L’association Alternatives, fondée par Abdelali Benamour et présidée par Driss Benali, vient de publier un long Manifeste intitulé « Pour un Maroc émergent ». Pour les rédacteurs de ce document, « l’action politique doit répondre à la question fondamentale: comment faire du citoyen l’acteur principal de la démocratisation du pays? ».
L’association, tout en remarquant que le système des partis politiques « est complètement désarticulé » et que « la montée de l’extrémisme traduit une sorte d’ébranlement souterrain », propose plusieurs axes de réformes.
Mais le plus important concerne sans doute l’institution monarchique.

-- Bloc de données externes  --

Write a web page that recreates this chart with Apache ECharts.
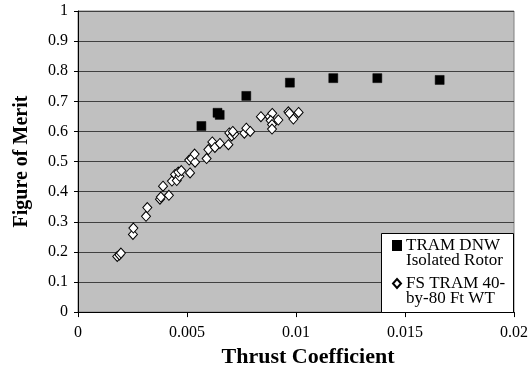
<!DOCTYPE html>
<html>
<head>
<meta charset="utf-8">
<script src="https://cdn.jsdelivr.net/npm/echarts@6/dist/echarts.min.js"></script>
<style>html,body{margin:0;padding:0;background:#fff}#c{width:532px;height:373px}</style>
</head>
<body>
<div id="c"></div>
<script>
// TRAM DNW Isolated Rotor: [thrust coefficient, figure of merit]
var dnwData = [
  [0.00566, 0.618], [0.0064, 0.662], [0.0065, 0.655], [0.00772, 0.718],
  [0.00972, 0.762], [0.01171, 0.777], [0.01373, 0.777], [0.01659, 0.771]
];
// FS TRAM 40-by-80 Ft WT
var fsData = [
  [0.0018, 0.185], [0.0019, 0.19], [0.00197, 0.196],
  [0.00252, 0.258], [0.00254, 0.279],
  [0.00312, 0.318], [0.00318, 0.347],
  [0.00376, 0.375], [0.0038, 0.382], [0.0039, 0.418], [0.00417, 0.388],
  [0.00431, 0.435], [0.00445, 0.457], [0.00453, 0.437], [0.00465, 0.451],
  [0.0046, 0.465], [0.00474, 0.47],
  [0.00514, 0.462], [0.0051, 0.505], [0.00521, 0.51], [0.00537, 0.498], [0.00535, 0.525],
  [0.0059, 0.51], [0.00598, 0.54], [0.00616, 0.565], [0.00628, 0.547], [0.00651, 0.56],
  [0.0069, 0.556], [0.00694, 0.595], [0.00705, 0.585], [0.00717, 0.592], [0.0071, 0.6],
  [0.00763, 0.594], [0.00772, 0.611], [0.0079, 0.6],
  [0.00839, 0.649], [0.00879, 0.649], [0.00891, 0.66], [0.00884, 0.636],
  [0.00919, 0.638], [0.0089, 0.623], [0.0089, 0.608],
  [0.00965, 0.665], [0.00988, 0.641], [0.01012, 0.663], [0.0097, 0.66]
];
var seriesNames = ['TRAM DNW\nIsolated Rotor', 'FS TRAM 40-\nby-80 Ft WT'];
var xTickLabels = ['0', '0.005', '0.01', '0.015', '0.02'];
var yTickLabels = ['0', '0.1', '0.2', '0.3', '0.4', '0.5', '0.6', '0.7', '0.8', '0.9', '1'];
var xTitle = 'Thrust Coefficient';
var yTitle = 'Figure of Merit';

var FONT = 'Liberation Serif';
var chart = echarts.init(document.getElementById('c'), null, {renderer: 'canvas'});
chart.setOption({
  animation: false,
  backgroundColor: '#ffffff',
  grid: {
    left: 78, top: 11, width: 436, height: 307,
    show: true, backgroundColor: '#C0C0C0', borderColor: '#808080', borderWidth: 1
  },
  xAxis: {
    type: 'value', min: 0, max: 0.02, interval: 0.005,
    axisLine: {show: true, onZero: false, lineStyle: {color: '#000', width: 1}},
    axisTick: {show: true, inside: false, length: 5, lineStyle: {color: '#000'}},
    splitLine: {show: false},
    axisLabel: {
      margin: 13, color: '#000', fontFamily: FONT, fontSize: 16,
      formatter: function (v) { return xTickLabels[Math.round(v / 0.005)]; }
    },
    name: xTitle, nameLocation: 'middle', nameGap: 31,
    nameTextStyle: {fontFamily: FONT, fontSize: 22, fontWeight: 'bold', color: '#000', padding: [0, 0, 0, 24]}
  },
  yAxis: {
    type: 'value', min: 0, max: 1, interval: 0.1,
    axisLine: {show: true, onZero: false, lineStyle: {color: '#000', width: 1}},
    axisTick: {show: true, inside: false, length: 4, lineStyle: {color: '#000'}},
    splitLine: {show: true, lineStyle: {color: '#404040', width: 1}},
    axisLabel: {
      margin: 10, color: '#000', fontFamily: FONT, fontSize: 16,
      formatter: function (v) { return yTickLabels[Math.round(v * 10)]; }
    },
    name: yTitle, nameLocation: 'middle', nameGap: 46, nameRotate: 90,
    nameTextStyle: {fontFamily: FONT, fontSize: 20, fontWeight: 'bold', color: '#000'}
  },
  graphic: [{
    type: 'rect', left: 381, top: 233, z: 5,
    shape: {width: 132, height: 79},
    style: {fill: '#fff', stroke: '#000', lineWidth: 1}
  }],
  legend: {
    orient: 'vertical', left: 392, top: 222, padding: 0, itemGap: -9,
    itemWidth: 8, itemHeight: 9, z: 10, selectedMode: false,
    textStyle: {fontFamily: FONT, fontSize: 17, color: '#000', lineHeight: 15},
    formatter: function (name) { return '\n' + name; },
    data: seriesNames
  },
  series: [
    {
      name: seriesNames[0], type: 'scatter', data: dnwData,
      symbol: 'rect', symbolSize: 9,
      itemStyle: {color: '#000', borderColor: '#000', borderWidth: 0.5, opacity: 1}
    },
    {
      name: seriesNames[1], type: 'scatter', data: fsData,
      symbol: 'diamond', symbolSize: [9, 10],
      itemStyle: {color: '#fff', borderColor: '#000', borderWidth: 1, opacity: 1}
    }
  ]
});
</script>
</body>
</html>
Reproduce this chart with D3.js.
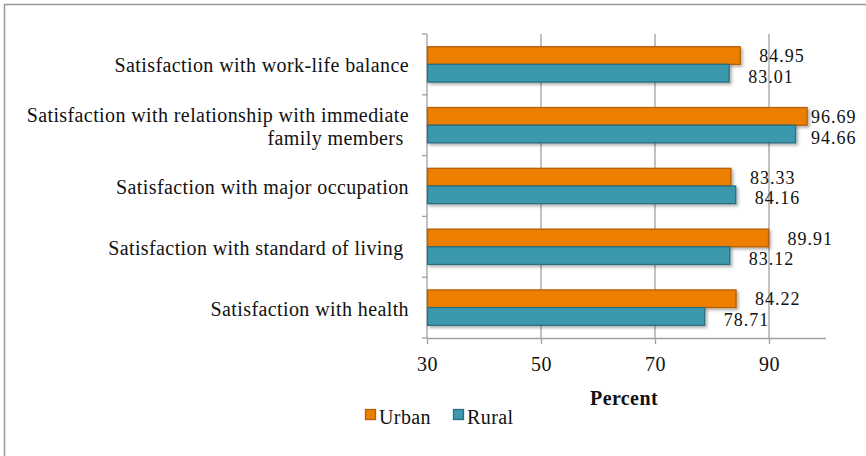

Partant du postulat que « le Maroc annonce son attachement aux valeurs des droits humains et de la démocratie », l’association « Alternatives » se demande si nous sommes réellement dans un système démocratique. La réponse des rédacteurs du Manifeste est clairement négative. Sur la ligne de mire: la relation entre l’Etat la religion.
« Alternatives opte clairement pour la séparation entre le champ politique et le champ religieux », sans pour autant s’opposer à l’idée de faire de l’Islam une religion d’Etat inscrite dans la Constitution. Toutefois, « les règles et les normes doivent être laissées à une autorité religieuse présidée par le Roi, indépendante du pouvoir politique et agissant par exhortation et non par coercition ». Elle ne pourrait donc donner aucun ordre au gouvernement.
Alternatives propose que cette autorité religieuse soit composée « de représentants des Ouléma sortis des institutions religieuses comme la Karawiine et Dar Al Hadith Al Hassania, comme elle doit faire appel à des personnalités universitaires au fait des questions religieuses ».
En plus de cette mission purement spirituelle, les pouvoirs du Monarque doivent se rapporter à l’arbitrage politique et à la préservation de l’unité nationale (sécurité interne et défense nationale). En clair, Alternatives appelle, pour l’atteinte de ces objectifs, « une révision de notre système institutionnel », c’est-à-dire la Constitution.
C’est justement le deuxième volet du Manifeste. Une fois que le politique et le religieux seront séparés, Alternatives ne voit aucun mal à ce que des partis politiques soient de tendance islamiste. Effectivement, « certains estiment qu’aucun parti ne doit s’arroger le qualificatif de musulman »… mais « à partir du moment où on passe à une certaine forme de laïcité, cette vision devient caduque », peut-on lire sur le Manifeste.
En somme, Alternatives propose un schéma institutionnel où non seulement le Roi, mais également la religion, serait à la merci des partis politiques. Un schéma difficilement réalisable et ce pour au moins deux raisons.
Tout d’abord, car les clivages ethniques et régionalistes ne sont pas totalement maîtrisés au Maroc. Et ensuite car les partis politiques eux-mêmes sont aujourd’hui incapables d’assumer une telle responsabilité. Surtout que le Manifeste d’Alternatives se garde de donner un « calendrier » d’exécution de ces multiples réformes.